%%

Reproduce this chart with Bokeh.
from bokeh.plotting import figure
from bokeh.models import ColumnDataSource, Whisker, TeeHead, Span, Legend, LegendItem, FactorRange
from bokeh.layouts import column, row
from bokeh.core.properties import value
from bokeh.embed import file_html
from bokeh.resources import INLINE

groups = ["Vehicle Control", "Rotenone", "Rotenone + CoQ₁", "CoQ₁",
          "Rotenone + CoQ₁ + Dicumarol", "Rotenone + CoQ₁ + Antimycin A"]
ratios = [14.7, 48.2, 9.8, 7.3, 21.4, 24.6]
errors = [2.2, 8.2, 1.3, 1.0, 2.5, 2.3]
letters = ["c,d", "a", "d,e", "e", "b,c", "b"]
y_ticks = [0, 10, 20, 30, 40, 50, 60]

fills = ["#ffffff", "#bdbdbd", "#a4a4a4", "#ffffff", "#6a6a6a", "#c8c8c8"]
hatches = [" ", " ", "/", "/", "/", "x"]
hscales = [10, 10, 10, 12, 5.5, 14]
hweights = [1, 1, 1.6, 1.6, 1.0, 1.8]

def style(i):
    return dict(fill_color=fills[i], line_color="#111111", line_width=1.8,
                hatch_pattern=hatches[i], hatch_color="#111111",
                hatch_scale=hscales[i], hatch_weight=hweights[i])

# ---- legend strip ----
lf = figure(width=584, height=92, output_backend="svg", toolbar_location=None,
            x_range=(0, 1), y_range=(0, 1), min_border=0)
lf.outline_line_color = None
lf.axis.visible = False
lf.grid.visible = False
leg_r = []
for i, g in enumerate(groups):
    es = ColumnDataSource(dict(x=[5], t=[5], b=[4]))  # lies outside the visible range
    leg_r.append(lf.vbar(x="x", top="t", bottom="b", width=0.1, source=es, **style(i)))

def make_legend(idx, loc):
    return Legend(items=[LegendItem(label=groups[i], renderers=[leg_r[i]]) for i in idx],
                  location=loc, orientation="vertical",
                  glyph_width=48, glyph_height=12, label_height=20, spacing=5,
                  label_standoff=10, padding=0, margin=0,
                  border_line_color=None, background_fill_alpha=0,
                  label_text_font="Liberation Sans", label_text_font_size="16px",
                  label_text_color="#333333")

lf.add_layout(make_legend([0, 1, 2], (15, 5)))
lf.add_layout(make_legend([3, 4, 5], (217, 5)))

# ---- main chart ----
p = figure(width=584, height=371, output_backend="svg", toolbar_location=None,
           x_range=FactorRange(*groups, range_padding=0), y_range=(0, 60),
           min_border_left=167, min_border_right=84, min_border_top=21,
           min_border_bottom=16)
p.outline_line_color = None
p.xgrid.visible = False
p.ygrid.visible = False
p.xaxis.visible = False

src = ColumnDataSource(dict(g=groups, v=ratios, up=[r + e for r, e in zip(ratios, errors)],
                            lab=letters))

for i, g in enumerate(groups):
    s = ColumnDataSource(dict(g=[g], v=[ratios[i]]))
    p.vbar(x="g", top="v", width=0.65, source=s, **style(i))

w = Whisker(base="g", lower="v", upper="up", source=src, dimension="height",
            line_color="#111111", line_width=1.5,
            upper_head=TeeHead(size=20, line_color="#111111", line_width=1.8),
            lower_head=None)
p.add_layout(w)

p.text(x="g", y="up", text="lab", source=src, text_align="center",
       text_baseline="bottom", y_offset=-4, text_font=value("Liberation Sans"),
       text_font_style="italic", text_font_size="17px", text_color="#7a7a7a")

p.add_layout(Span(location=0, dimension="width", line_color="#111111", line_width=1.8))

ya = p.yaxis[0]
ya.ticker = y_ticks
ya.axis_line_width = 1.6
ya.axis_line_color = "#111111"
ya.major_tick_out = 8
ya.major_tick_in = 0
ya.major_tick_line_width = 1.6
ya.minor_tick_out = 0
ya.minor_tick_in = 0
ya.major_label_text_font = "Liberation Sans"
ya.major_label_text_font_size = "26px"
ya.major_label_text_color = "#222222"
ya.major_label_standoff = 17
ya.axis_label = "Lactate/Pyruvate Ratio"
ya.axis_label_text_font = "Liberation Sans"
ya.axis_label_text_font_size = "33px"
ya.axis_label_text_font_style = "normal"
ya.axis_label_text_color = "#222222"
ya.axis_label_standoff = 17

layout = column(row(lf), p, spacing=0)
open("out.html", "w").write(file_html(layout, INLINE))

%%

» PROBLEM
Please reproduce every line of the material word for word.

» FINISHED ANSWER
Reproduce this chart with Bokeh.
from bokeh.plotting import figure
from bokeh.models import ColumnDataSource, Whisker, TeeHead, Span, Legend, LegendItem, FactorRange
from bokeh.layouts import column, row
from bokeh.core.properties import value
from bokeh.embed import file_html
from bokeh.resources import INLINE

groups = ["Vehicle Control", "Rotenone", "Rotenone + CoQ₁", "CoQ₁",
          "Rotenone + CoQ₁ + Dicumarol", "Rotenone + CoQ₁ + Antimycin A"]
ratios = [14.7, 48.2, 9.8, 7.3, 21.4, 24.6]
errors = [2.2, 8.2, 1.3, 1.0, 2.5, 2.3]
letters = ["c,d", "a", "d,e", "e", "b,c", "b"]
y_ticks = [0, 10, 20, 30, 40, 50, 60]

fills = ["#ffffff", "#bdbdbd", "#a4a4a4", "#ffffff", "#6a6a6a", "#c8c8c8"]
hatches = [" ", " ", "/", "/", "/", "x"]
hscales = [10, 10, 10, 12, 5.5, 14]
hweights = [1, 1, 1.6, 1.6, 1.0, 1.8]

def style(i):
    return dict(fill_color=fills[i], line_color="#111111", line_width=1.8,
                hatch_pattern=hatches[i], hatch_color="#111111",
                hatch_scale=hscales[i], hatch_weight=hweights[i])

# ---- legend strip ----
lf = figure(width=584, height=92, output_backend="svg", toolbar_location=None,
            x_range=(0, 1), y_range=(0, 1), min_border=0)
lf.outline_line_color = None
lf.axis.visible = False
lf.grid.visible = False
leg_r = []
for i, g in enumerate(groups):
    es = ColumnDataSource(dict(x=[5], t=[5], b=[4]))  # lies outside the visible range
    leg_r.append(lf.vbar(x="x", top="t", bottom="b", width=0.1, source=es, **style(i)))

def make_legend(idx, loc):
    return Legend(items=[LegendItem(label=groups[i], renderers=[leg_r[i]]) for i in idx],
                  location=loc, orientation="vertical",
                  glyph_width=48, glyph_height=12, label_height=20, spacing=5,
                  label_standoff=10, padding=0, margin=0,
                  border_line_color=None, background_fill_alpha=0,
                  label_text_font="Liberation Sans", label_text_font_size="16px",
                  label_text_color="#333333")

lf.add_layout(make_legend([0, 1, 2], (15, 5)))
lf.add_layout(make_legend([3, 4, 5], (217, 5)))

# ---- main chart ----
p = figure(width=584, height=371, output_backend="svg", toolbar_location=None,
           x_range=FactorRange(*groups, range_padding=0), y_range=(0, 60),
           min_border_left=167, min_border_right=84, min_border_top=21,
           min_border_bottom=16)
p.outline_line_color = None
p.xgrid.visible = False
p.ygrid.visible = False
p.xaxis.visible = False

src = ColumnDataSource(dict(g=groups, v=ratios, up=[r + e for r, e in zip(ratios, errors)],
                            lab=letters))

for i, g in enumerate(groups):
    s = ColumnDataSource(dict(g=[g], v=[ratios[i]]))
    p.vbar(x="g", top="v", width=0.65, source=s, **style(i))

w = Whisker(base="g", lower="v", upper="up", source=src, dimension="height",
            line_color="#111111", line_width=1.5,
            upper_head=TeeHead(size=20, line_color="#111111", line_width=1.8),
            lower_head=None)
p.add_layout(w)

p.text(x="g", y="up", text="lab", source=src, text_align="center",
       text_baseline="bottom", y_offset=-4, text_font=value("Liberation Sans"),
       text_font_style="italic", text_font_size="17px", text_color="#7a7a7a")

p.add_layout(Span(location=0, dimension="width", line_color="#111111", line_width=1.8))

ya = p.yaxis[0]
ya.ticker = y_ticks
ya.axis_line_width = 1.6
ya.axis_line_color = "#111111"
ya.major_tick_out = 8
ya.major_tick_in = 0
ya.major_tick_line_width = 1.6
ya.minor_tick_out = 0
ya.minor_tick_in = 0
ya.major_label_text_font = "Liberation Sans"
ya.major_label_text_font_size = "26px"
ya.major_label_text_color = "#222222"
ya.major_label_standoff = 17
ya.axis_label = "Lactate/Pyruvate Ratio"
ya.axis_label_text_font = "Liberation Sans"
ya.axis_label_text_font_size = "33px"
ya.axis_label_text_font_style = "normal"
ya.axis_label_text_color = "#222222"
ya.axis_label_standoff = 17

layout = column(row(lf), p, spacing=0)
open("out.html", "w").write(file_html(layout, INLINE))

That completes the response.